Goal> All the data should be repeated exactly. Any image in it is left out.

Dataset content>

* * * * *

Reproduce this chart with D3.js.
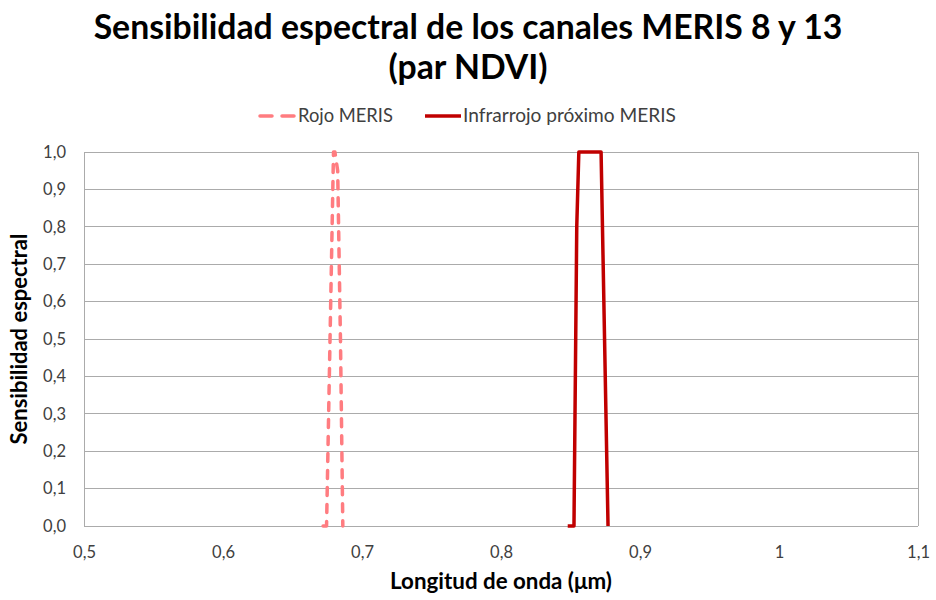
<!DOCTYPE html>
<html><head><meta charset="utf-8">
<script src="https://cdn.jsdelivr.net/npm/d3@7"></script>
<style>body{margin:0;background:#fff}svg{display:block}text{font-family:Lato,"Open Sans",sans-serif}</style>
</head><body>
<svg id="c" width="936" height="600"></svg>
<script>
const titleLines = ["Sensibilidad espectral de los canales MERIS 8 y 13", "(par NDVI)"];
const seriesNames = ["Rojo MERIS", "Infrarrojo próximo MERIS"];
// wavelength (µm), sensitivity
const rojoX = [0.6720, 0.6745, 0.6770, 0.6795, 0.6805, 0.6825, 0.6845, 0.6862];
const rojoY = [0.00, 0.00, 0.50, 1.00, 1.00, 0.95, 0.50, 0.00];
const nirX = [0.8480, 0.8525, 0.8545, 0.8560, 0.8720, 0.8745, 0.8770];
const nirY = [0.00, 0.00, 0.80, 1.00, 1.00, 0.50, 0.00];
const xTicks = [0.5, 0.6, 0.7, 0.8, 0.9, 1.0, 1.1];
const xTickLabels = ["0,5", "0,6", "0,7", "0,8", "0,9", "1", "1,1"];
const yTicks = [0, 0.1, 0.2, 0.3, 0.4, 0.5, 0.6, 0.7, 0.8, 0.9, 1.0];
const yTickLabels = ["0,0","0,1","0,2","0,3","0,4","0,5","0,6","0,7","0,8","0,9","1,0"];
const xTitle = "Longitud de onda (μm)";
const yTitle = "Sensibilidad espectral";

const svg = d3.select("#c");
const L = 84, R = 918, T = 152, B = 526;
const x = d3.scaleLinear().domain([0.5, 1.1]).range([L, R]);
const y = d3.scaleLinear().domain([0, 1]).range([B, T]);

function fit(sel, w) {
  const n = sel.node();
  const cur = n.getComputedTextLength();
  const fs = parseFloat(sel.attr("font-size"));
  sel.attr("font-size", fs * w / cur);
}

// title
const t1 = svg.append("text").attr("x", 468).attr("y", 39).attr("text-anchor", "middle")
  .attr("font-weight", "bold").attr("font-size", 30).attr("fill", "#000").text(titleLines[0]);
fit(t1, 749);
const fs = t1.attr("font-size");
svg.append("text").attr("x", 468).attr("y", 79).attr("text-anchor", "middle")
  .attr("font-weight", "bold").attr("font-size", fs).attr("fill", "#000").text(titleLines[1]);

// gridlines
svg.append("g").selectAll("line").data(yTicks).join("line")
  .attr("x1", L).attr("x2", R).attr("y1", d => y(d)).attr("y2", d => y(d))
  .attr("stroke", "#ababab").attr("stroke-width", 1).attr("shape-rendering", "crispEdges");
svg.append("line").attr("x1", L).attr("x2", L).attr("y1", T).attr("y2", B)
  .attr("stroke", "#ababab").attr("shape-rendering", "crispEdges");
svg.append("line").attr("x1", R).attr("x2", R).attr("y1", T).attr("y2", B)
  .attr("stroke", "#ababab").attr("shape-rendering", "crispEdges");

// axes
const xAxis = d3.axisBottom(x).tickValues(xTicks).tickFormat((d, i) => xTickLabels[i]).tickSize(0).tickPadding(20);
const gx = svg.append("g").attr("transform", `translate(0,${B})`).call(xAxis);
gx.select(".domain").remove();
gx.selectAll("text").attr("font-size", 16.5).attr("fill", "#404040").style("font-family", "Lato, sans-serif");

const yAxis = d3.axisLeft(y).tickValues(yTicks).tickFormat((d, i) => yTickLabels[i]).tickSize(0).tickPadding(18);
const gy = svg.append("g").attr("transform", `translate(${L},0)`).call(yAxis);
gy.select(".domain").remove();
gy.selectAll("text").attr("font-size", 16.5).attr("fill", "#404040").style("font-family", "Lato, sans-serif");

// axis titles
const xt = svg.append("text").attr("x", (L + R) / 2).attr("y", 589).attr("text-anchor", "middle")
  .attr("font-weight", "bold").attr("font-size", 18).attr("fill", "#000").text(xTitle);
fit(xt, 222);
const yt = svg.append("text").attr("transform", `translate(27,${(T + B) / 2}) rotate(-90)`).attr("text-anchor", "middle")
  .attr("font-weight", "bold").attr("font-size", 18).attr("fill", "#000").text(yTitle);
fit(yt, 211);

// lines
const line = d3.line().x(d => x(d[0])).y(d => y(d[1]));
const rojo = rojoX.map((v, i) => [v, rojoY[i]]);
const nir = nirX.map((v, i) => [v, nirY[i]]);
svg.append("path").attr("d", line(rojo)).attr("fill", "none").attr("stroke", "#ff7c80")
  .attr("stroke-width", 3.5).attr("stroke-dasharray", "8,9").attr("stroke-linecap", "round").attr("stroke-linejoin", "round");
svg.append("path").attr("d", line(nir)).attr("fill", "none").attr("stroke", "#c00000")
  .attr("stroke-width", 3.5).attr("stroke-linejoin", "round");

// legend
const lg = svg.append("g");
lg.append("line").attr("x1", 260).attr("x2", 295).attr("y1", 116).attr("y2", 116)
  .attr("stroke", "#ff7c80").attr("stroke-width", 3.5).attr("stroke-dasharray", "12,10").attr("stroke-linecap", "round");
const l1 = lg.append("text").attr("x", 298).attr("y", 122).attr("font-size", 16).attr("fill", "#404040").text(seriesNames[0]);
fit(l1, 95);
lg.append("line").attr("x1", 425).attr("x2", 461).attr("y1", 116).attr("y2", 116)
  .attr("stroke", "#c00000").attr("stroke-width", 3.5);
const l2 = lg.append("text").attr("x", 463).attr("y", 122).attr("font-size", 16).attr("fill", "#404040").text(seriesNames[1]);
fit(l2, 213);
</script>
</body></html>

* * * * *

Answer to this exercise>
Reproduce this chart with D3.js.
<!DOCTYPE html>
<html><head><meta charset="utf-8">
<script src="https://cdn.jsdelivr.net/npm/d3@7"></script>
<style>body{margin:0;background:#fff}svg{display:block}text{font-family:Lato,"Open Sans",sans-serif}</style>
</head><body>
<svg id="c" width="936" height="600"></svg>
<script>
const titleLines = ["Sensibilidad espectral de los canales MERIS 8 y 13", "(par NDVI)"];
const seriesNames = ["Rojo MERIS", "Infrarrojo próximo MERIS"];
// wavelength (µm), sensitivity
const rojoX = [0.6720, 0.6745, 0.6770, 0.6795, 0.6805, 0.6825, 0.6845, 0.6862];
const rojoY = [0.00, 0.00, 0.50, 1.00, 1.00, 0.95, 0.50, 0.00];
const nirX = [0.8480, 0.8525, 0.8545, 0.8560, 0.8720, 0.8745, 0.8770];
const nirY = [0.00, 0.00, 0.80, 1.00, 1.00, 0.50, 0.00];
const xTicks = [0.5, 0.6, 0.7, 0.8, 0.9, 1.0, 1.1];
const xTickLabels = ["0,5", "0,6", "0,7", "0,8", "0,9", "1", "1,1"];
const yTicks = [0, 0.1, 0.2, 0.3, 0.4, 0.5, 0.6, 0.7, 0.8, 0.9, 1.0];
const yTickLabels = ["0,0","0,1","0,2","0,3","0,4","0,5","0,6","0,7","0,8","0,9","1,0"];
const xTitle = "Longitud de onda (μm)";
const yTitle = "Sensibilidad espectral";

const svg = d3.select("#c");
const L = 84, R = 918, T = 152, B = 526;
const x = d3.scaleLinear().domain([0.5, 1.1]).range([L, R]);
const y = d3.scaleLinear().domain([0, 1]).range([B, T]);

function fit(sel, w) {
  const n = sel.node();
  const cur = n.getComputedTextLength();
  const fs = parseFloat(sel.attr("font-size"));
  sel.attr("font-size", fs * w / cur);
}

// title
const t1 = svg.append("text").attr("x", 468).attr("y", 39).attr("text-anchor", "middle")
  .attr("font-weight", "bold").attr("font-size", 30).attr("fill", "#000").text(titleLines[0]);
fit(t1, 749);
const fs = t1.attr("font-size");
svg.append("text").attr("x", 468).attr("y", 79).attr("text-anchor", "middle")
  .attr("font-weight", "bold").attr("font-size", fs).attr("fill", "#000").text(titleLines[1]);

// gridlines
svg.append("g").selectAll("line").data(yTicks).join("line")
  .attr("x1", L).attr("x2", R).attr("y1", d => y(d)).attr("y2", d => y(d))
  .attr("stroke", "#ababab").attr("stroke-width", 1).attr("shape-rendering", "crispEdges");
svg.append("line").attr("x1", L).attr("x2", L).attr("y1", T).attr("y2", B)
  .attr("stroke", "#ababab").attr("shape-rendering", "crispEdges");
svg.append("line").attr("x1", R).attr("x2", R).attr("y1", T).attr("y2", B)
  .attr("stroke", "#ababab").attr("shape-rendering", "crispEdges");

// axes
const xAxis = d3.axisBottom(x).tickValues(xTicks).tickFormat((d, i) => xTickLabels[i]).tickSize(0).tickPadding(20);
const gx = svg.append("g").attr("transform", `translate(0,${B})`).call(xAxis);
gx.select(".domain").remove();
gx.selectAll("text").attr("font-size", 16.5).attr("fill", "#404040").style("font-family", "Lato, sans-serif");

const yAxis = d3.axisLeft(y).tickValues(yTicks).tickFormat((d, i) => yTickLabels[i]).tickSize(0).tickPadding(18);
const gy = svg.append("g").attr("transform", `translate(${L},0)`).call(yAxis);
gy.select(".domain").remove();
gy.selectAll("text").attr("font-size", 16.5).attr("fill", "#404040").style("font-family", "Lato, sans-serif");

// axis titles
const xt = svg.append("text").attr("x", (L + R) / 2).attr("y", 589).attr("text-anchor", "middle")
  .attr("font-weight", "bold").attr("font-size", 18).attr("fill", "#000").text(xTitle);
fit(xt, 222);
const yt = svg.append("text").attr("transform", `translate(27,${(T + B) / 2}) rotate(-90)`).attr("text-anchor", "middle")
  .attr("font-weight", "bold").attr("font-size", 18).attr("fill", "#000").text(yTitle);
fit(yt, 211);

// lines
const line = d3.line().x(d => x(d[0])).y(d => y(d[1]));
const rojo = rojoX.map((v, i) => [v, rojoY[i]]);
const nir = nirX.map((v, i) => [v, nirY[i]]);
svg.append("path").attr("d", line(rojo)).attr("fill", "none").attr("stroke", "#ff7c80")
  .attr("stroke-width", 3.5).attr("stroke-dasharray", "8,9").attr("stroke-linecap", "round").attr("stroke-linejoin", "round");
svg.append("path").attr("d", line(nir)).attr("fill", "none").attr("stroke", "#c00000")
  .attr("stroke-width", 3.5).attr("stroke-linejoin", "round");

// legend
const lg = svg.append("g");
lg.append("line").attr("x1", 260).attr("x2", 295).attr("y1", 116).attr("y2", 116)
  .attr("stroke", "#ff7c80").attr("stroke-width", 3.5).attr("stroke-dasharray", "12,10").attr("stroke-linecap", "round");
const l1 = lg.append("text").attr("x", 298).attr("y", 122).attr("font-size", 16).attr("fill", "#404040").text(seriesNames[0]);
fit(l1, 95);
lg.append("line").attr("x1", 425).attr("x2", 461).attr("y1", 116).attr("y2", 116)
  .attr("stroke", "#c00000").attr("stroke-width", 3.5);
const l2 = lg.append("text").attr("x", 463).attr("y", 122).attr("font-size", 16).attr("fill", "#404040").text(seriesNames[1]);
fit(l2, 213);
</script>
</body></html>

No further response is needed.